→ Task details: Return the material word for word. Do not include the pictures.

→ Source data:
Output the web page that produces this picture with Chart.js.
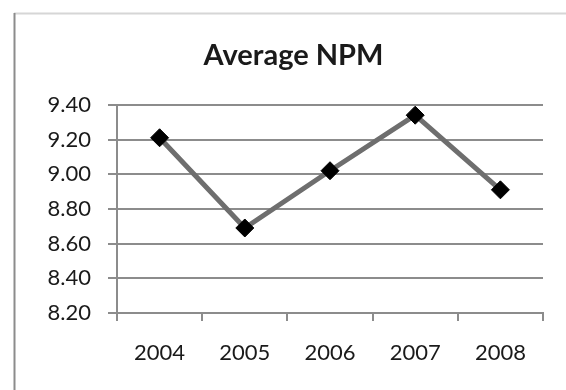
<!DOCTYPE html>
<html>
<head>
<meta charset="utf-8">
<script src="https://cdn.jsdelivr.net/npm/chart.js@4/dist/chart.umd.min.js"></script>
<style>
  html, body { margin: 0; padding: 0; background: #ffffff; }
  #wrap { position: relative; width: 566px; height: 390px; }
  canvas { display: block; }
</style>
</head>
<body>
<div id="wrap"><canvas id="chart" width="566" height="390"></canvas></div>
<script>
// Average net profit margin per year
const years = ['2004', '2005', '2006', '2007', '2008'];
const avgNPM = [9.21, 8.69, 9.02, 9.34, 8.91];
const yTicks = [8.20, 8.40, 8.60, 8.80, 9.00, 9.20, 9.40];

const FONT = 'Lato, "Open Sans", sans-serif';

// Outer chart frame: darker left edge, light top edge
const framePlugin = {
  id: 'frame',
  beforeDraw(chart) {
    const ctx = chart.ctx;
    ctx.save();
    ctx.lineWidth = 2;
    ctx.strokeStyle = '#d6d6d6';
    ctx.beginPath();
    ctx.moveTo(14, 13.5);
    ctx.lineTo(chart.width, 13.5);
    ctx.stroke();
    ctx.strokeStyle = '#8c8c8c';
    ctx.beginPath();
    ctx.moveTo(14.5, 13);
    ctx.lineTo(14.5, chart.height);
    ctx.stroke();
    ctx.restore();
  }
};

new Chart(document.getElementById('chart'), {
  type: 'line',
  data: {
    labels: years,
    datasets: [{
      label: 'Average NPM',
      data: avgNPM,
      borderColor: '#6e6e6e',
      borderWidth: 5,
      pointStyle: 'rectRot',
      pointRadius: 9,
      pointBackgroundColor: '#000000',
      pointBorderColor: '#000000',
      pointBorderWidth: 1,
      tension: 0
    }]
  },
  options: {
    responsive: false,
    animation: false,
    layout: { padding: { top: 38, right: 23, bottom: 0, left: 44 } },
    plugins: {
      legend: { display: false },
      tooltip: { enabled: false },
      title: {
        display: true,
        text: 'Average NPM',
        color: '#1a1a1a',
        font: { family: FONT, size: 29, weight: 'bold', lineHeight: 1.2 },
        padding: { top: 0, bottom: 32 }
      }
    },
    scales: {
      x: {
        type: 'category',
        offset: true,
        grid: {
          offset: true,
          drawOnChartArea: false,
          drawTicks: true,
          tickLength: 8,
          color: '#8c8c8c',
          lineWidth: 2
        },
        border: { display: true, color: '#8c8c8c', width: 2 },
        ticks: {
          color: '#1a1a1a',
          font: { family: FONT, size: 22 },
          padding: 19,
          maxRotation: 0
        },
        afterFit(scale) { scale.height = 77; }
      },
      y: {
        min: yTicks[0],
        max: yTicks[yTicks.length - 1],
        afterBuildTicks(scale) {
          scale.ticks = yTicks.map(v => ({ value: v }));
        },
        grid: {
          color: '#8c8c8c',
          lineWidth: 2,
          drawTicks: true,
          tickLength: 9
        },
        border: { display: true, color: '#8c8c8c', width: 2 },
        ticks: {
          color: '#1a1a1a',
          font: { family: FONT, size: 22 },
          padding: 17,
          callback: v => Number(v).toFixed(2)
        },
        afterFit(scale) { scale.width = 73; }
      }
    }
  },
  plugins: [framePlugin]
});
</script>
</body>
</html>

→ Solution to the problem:
Output the web page that produces this picture with Chart.js.
<!DOCTYPE html>
<html>
<head>
<meta charset="utf-8">
<script src="https://cdn.jsdelivr.net/npm/chart.js@4/dist/chart.umd.min.js"></script>
<style>
  html, body { margin: 0; padding: 0; background: #ffffff; }
  #wrap { position: relative; width: 566px; height: 390px; }
  canvas { display: block; }
</style>
</head>
<body>
<div id="wrap"><canvas id="chart" width="566" height="390"></canvas></div>
<script>
// Average net profit margin per year
const years = ['2004', '2005', '2006', '2007', '2008'];
const avgNPM = [9.21, 8.69, 9.02, 9.34, 8.91];
const yTicks = [8.20, 8.40, 8.60, 8.80, 9.00, 9.20, 9.40];

const FONT = 'Lato, "Open Sans", sans-serif';

// Outer chart frame: darker left edge, light top edge
const framePlugin = {
  id: 'frame',
  beforeDraw(chart) {
    const ctx = chart.ctx;
    ctx.save();
    ctx.lineWidth = 2;
    ctx.strokeStyle = '#d6d6d6';
    ctx.beginPath();
    ctx.moveTo(14, 13.5);
    ctx.lineTo(chart.width, 13.5);
    ctx.stroke();
    ctx.strokeStyle = '#8c8c8c';
    ctx.beginPath();
    ctx.moveTo(14.5, 13);
    ctx.lineTo(14.5, chart.height);
    ctx.stroke();
    ctx.restore();
  }
};

new Chart(document.getElementById('chart'), {
  type: 'line',
  data: {
    labels: years,
    datasets: [{
      label: 'Average NPM',
      data: avgNPM,
      borderColor: '#6e6e6e',
      borderWidth: 5,
      pointStyle: 'rectRot',
      pointRadius: 9,
      pointBackgroundColor: '#000000',
      pointBorderColor: '#000000',
      pointBorderWidth: 1,
      tension: 0
    }]
  },
  options: {
    responsive: false,
    animation: false,
    layout: { padding: { top: 38, right: 23, bottom: 0, left: 44 } },
    plugins: {
      legend: { display: false },
      tooltip: { enabled: false },
      title: {
        display: true,
        text: 'Average NPM',
        color: '#1a1a1a',
        font: { family: FONT, size: 29, weight: 'bold', lineHeight: 1.2 },
        padding: { top: 0, bottom: 32 }
      }
    },
    scales: {
      x: {
        type: 'category',
        offset: true,
        grid: {
          offset: true,
          drawOnChartArea: false,
          drawTicks: true,
          tickLength: 8,
          color: '#8c8c8c',
          lineWidth: 2
        },
        border: { display: true, color: '#8c8c8c', width: 2 },
        ticks: {
          color: '#1a1a1a',
          font: { family: FONT, size: 22 },
          padding: 19,
          maxRotation: 0
        },
        afterFit(scale) { scale.height = 77; }
      },
      y: {
        min: yTicks[0],
        max: yTicks[yTicks.length - 1],
        afterBuildTicks(scale) {
          scale.ticks = yTicks.map(v => ({ value: v }));
        },
        grid: {
          color: '#8c8c8c',
          lineWidth: 2,
          drawTicks: true,
          tickLength: 9
        },
        border: { display: true, color: '#8c8c8c', width: 2 },
        ticks: {
          color: '#1a1a1a',
          font: { family: FONT, size: 22 },
          padding: 17,
          callback: v => Number(v).toFixed(2)
        },
        afterFit(scale) { scale.width = 73; }
      }
    }
  },
  plugins: [framePlugin]
});
</script>
</body>
</html>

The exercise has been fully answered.